Figure scripts
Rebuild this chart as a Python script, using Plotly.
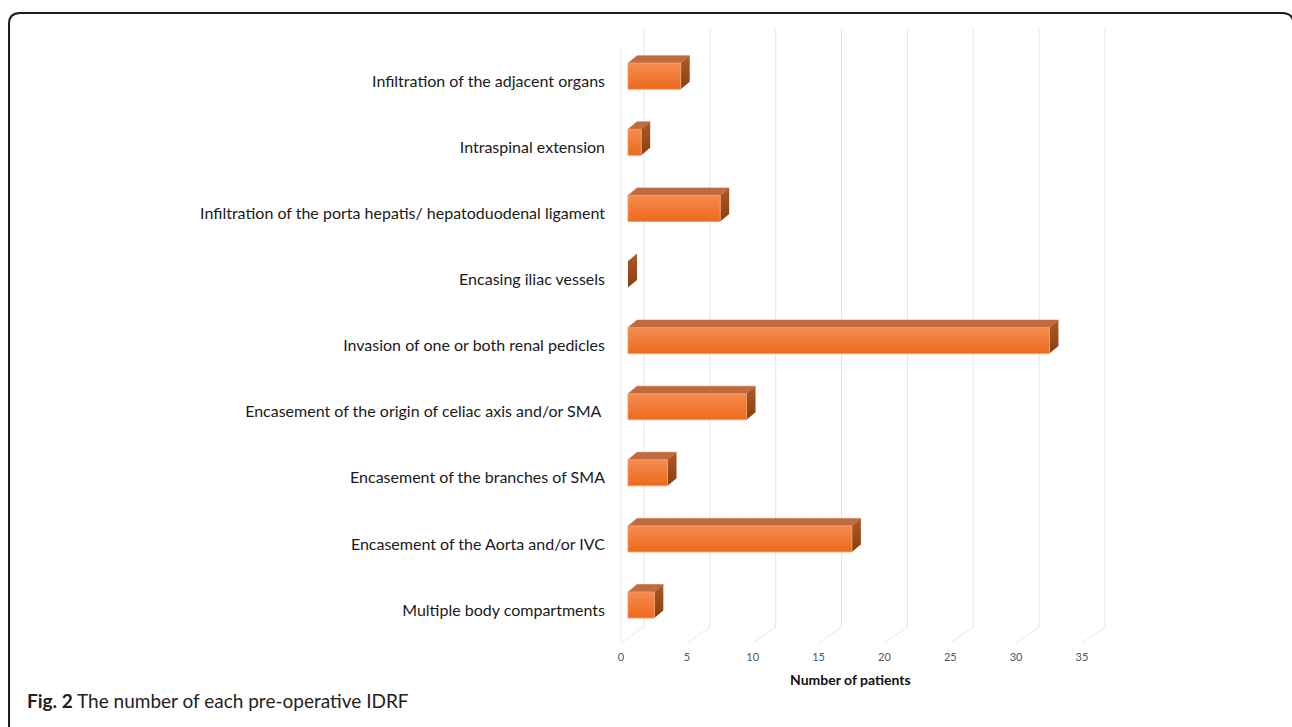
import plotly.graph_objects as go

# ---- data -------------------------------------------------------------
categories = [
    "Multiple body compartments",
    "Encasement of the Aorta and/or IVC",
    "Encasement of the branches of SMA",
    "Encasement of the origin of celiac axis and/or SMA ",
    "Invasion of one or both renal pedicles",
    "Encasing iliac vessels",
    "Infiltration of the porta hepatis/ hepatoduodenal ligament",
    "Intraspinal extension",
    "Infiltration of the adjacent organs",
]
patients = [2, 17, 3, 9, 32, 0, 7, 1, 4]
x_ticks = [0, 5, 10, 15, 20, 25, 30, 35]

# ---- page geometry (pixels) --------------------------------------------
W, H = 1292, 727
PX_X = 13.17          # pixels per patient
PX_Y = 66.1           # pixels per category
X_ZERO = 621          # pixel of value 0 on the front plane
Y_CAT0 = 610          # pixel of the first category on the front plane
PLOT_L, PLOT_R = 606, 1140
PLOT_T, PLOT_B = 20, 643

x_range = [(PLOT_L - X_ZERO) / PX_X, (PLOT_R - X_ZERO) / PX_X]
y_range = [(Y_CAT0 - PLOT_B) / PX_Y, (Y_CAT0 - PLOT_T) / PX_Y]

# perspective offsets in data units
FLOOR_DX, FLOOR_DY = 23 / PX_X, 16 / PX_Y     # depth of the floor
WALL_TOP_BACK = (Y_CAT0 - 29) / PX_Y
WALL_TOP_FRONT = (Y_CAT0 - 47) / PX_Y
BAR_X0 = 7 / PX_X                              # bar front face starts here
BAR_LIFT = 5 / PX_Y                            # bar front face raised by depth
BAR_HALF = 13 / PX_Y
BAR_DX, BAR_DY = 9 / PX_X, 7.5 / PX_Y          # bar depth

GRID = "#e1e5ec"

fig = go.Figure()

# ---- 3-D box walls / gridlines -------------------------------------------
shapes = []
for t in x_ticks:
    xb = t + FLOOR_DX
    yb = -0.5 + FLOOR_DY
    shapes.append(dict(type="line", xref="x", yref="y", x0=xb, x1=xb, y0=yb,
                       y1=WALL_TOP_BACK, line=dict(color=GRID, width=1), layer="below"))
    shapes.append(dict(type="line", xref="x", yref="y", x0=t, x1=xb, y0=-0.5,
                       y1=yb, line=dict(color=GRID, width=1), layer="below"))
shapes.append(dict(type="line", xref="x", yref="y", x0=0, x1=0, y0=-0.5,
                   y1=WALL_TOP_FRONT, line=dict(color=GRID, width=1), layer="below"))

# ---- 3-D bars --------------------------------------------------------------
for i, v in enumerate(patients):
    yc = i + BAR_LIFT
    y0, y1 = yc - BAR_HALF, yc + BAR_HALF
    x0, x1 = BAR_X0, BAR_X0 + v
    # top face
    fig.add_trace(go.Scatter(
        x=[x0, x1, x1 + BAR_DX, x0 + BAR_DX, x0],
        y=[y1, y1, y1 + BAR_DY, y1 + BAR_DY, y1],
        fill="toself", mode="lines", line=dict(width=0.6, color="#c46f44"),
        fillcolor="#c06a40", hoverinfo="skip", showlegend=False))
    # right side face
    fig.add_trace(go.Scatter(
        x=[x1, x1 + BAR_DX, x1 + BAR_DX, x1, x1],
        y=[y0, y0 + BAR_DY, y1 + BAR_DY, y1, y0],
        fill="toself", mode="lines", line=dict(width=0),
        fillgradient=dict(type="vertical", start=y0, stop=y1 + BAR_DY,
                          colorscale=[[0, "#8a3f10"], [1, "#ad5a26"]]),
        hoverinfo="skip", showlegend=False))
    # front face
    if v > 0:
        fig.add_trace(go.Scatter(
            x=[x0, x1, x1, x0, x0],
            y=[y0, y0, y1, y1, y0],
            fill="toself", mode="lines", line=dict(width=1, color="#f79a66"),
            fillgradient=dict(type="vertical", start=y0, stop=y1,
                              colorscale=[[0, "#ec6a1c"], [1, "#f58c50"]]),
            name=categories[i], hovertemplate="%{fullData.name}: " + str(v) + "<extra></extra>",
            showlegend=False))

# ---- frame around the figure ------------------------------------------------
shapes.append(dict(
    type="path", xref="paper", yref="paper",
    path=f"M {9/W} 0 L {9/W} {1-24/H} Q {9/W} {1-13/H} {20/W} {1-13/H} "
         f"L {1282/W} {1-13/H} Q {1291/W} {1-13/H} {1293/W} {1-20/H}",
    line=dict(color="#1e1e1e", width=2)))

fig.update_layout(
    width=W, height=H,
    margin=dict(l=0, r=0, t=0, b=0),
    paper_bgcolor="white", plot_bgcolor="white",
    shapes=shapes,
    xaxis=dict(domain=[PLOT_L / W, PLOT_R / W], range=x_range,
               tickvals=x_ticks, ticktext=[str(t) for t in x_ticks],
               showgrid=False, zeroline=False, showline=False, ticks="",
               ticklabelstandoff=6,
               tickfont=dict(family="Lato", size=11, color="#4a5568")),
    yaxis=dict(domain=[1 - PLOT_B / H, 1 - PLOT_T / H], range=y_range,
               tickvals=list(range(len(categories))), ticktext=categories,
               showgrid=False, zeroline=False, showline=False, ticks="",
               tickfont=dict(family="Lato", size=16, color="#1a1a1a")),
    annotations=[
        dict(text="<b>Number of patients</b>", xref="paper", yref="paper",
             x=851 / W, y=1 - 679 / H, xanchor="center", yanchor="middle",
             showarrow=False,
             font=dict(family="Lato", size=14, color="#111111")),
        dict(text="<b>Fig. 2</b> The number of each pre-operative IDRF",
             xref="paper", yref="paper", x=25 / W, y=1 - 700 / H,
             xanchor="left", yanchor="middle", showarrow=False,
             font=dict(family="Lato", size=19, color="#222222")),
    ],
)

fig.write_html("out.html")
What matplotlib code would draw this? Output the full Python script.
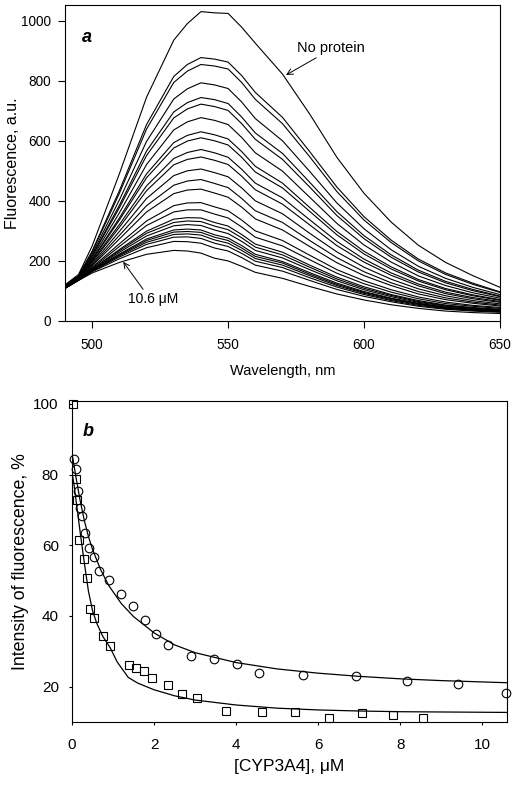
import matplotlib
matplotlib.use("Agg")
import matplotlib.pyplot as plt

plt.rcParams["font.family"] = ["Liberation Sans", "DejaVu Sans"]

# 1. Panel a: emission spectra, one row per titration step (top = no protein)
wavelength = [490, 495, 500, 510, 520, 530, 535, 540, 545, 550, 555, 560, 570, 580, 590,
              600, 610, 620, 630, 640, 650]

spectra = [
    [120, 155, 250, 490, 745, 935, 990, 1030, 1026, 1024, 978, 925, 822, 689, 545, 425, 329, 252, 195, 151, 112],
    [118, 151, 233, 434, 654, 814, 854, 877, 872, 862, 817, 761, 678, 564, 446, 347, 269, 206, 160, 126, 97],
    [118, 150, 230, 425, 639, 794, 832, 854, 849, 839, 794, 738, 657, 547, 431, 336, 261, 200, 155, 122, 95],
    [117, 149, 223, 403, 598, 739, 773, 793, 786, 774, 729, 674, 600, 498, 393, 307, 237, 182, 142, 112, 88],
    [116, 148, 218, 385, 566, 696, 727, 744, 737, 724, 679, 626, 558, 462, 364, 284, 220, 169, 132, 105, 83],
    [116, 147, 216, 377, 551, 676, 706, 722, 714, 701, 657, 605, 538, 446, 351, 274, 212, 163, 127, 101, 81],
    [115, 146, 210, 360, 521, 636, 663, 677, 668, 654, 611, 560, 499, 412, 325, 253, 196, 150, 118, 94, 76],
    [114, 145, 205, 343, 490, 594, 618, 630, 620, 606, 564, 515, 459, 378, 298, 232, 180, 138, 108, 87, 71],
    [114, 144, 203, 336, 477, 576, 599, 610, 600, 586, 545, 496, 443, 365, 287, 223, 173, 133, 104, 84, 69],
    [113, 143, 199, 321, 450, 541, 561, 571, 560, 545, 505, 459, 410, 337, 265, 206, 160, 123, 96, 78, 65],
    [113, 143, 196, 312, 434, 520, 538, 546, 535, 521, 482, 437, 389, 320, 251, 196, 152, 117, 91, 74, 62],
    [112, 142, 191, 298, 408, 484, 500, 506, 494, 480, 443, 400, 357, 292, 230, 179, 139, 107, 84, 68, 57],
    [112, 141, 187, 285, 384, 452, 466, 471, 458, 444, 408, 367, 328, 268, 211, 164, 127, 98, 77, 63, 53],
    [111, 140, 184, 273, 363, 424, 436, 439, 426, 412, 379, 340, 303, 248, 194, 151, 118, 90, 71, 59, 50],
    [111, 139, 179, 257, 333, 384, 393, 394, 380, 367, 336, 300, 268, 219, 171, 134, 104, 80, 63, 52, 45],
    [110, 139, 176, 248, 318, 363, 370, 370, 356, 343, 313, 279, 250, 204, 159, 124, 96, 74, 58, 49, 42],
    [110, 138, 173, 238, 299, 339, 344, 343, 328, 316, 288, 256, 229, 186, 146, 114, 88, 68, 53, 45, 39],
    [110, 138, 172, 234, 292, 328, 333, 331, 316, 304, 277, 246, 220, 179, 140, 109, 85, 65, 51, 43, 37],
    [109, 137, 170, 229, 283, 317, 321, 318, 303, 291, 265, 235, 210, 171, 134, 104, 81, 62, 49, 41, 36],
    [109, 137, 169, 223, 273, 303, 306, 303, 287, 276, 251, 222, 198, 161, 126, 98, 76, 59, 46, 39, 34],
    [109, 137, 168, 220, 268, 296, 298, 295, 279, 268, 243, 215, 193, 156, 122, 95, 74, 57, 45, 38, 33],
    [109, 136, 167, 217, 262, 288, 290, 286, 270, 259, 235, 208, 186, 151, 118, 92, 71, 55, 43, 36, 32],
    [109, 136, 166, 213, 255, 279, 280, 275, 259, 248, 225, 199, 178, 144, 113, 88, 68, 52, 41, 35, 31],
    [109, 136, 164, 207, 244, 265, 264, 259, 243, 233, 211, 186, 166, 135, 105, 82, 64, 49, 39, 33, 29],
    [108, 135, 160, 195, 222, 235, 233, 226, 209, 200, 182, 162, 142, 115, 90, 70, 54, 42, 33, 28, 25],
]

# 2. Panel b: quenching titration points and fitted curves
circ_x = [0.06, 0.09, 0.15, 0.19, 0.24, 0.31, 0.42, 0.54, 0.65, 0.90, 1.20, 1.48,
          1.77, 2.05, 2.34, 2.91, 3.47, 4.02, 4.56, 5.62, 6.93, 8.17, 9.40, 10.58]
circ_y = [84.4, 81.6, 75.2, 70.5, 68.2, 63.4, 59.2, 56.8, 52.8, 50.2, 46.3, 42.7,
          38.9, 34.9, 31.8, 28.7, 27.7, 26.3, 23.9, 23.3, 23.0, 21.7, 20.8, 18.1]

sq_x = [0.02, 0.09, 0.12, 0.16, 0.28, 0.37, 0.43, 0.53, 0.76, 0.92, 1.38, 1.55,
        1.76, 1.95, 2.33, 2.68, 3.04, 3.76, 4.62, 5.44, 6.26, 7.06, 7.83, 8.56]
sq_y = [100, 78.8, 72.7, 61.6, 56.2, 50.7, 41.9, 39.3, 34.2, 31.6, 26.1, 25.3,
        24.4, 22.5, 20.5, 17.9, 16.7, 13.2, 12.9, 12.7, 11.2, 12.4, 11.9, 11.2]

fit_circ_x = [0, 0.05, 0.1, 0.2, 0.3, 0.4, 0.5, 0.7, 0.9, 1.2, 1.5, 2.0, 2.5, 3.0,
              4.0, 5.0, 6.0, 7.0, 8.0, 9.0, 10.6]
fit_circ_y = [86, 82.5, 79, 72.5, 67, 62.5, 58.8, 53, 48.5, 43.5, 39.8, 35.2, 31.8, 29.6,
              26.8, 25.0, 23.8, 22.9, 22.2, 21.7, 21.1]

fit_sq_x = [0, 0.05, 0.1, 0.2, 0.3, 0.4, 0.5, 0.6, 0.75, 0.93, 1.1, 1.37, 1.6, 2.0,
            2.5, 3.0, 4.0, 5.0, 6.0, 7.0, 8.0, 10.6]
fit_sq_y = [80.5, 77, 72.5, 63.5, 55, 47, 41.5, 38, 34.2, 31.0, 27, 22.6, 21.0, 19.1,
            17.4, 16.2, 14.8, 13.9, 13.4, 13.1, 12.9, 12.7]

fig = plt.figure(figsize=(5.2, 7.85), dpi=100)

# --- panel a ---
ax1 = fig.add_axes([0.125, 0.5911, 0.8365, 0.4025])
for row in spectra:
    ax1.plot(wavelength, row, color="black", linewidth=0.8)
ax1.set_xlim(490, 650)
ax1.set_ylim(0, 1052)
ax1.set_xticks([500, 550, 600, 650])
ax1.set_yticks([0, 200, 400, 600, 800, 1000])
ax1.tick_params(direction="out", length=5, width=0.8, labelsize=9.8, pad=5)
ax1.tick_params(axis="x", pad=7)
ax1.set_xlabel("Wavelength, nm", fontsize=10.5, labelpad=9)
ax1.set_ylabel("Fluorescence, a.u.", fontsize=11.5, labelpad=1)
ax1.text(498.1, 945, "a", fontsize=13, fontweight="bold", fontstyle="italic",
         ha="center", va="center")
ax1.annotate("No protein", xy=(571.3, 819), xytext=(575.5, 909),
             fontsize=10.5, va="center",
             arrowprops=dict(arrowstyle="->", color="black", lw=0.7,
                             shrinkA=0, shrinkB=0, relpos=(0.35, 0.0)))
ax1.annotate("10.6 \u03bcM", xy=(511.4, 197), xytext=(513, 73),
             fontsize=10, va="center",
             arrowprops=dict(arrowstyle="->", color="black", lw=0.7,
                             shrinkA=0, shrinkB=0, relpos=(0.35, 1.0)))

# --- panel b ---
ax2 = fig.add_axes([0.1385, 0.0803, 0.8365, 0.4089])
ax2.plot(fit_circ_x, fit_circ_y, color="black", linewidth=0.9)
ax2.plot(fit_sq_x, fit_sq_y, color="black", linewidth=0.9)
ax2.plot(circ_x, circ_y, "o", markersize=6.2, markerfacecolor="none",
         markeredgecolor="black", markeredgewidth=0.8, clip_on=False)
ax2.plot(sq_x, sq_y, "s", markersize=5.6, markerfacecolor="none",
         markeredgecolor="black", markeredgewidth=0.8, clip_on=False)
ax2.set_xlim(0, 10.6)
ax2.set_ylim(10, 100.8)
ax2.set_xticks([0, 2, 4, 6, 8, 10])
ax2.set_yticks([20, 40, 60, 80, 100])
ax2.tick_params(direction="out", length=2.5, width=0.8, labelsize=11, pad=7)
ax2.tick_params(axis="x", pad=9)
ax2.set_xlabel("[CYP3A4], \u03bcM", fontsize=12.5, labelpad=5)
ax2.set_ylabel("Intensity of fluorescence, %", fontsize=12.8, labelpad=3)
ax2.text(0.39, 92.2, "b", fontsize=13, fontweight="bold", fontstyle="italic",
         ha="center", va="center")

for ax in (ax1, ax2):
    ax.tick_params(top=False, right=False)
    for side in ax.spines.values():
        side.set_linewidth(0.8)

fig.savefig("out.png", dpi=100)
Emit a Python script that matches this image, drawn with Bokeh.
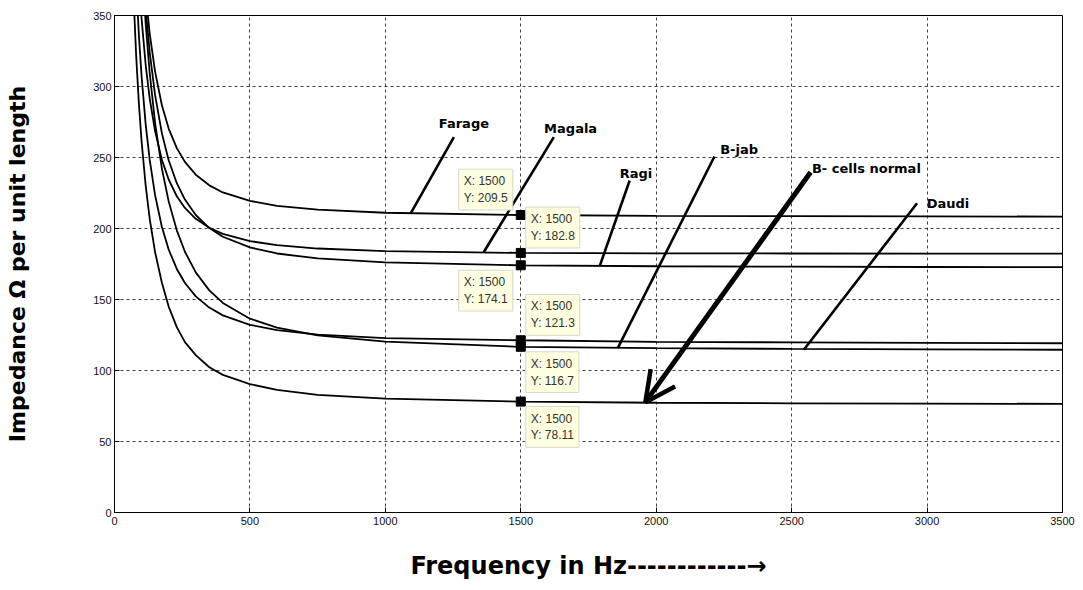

**Exercise prompt**
Repeat only what lies between the start of the data and the end of the line containing "import plotly.graph_objects as go", exactly, with pictures left out.

**Reply to the task**
Rebuild this chart as a Python script, using Plotly.
import plotly.graph_objects as go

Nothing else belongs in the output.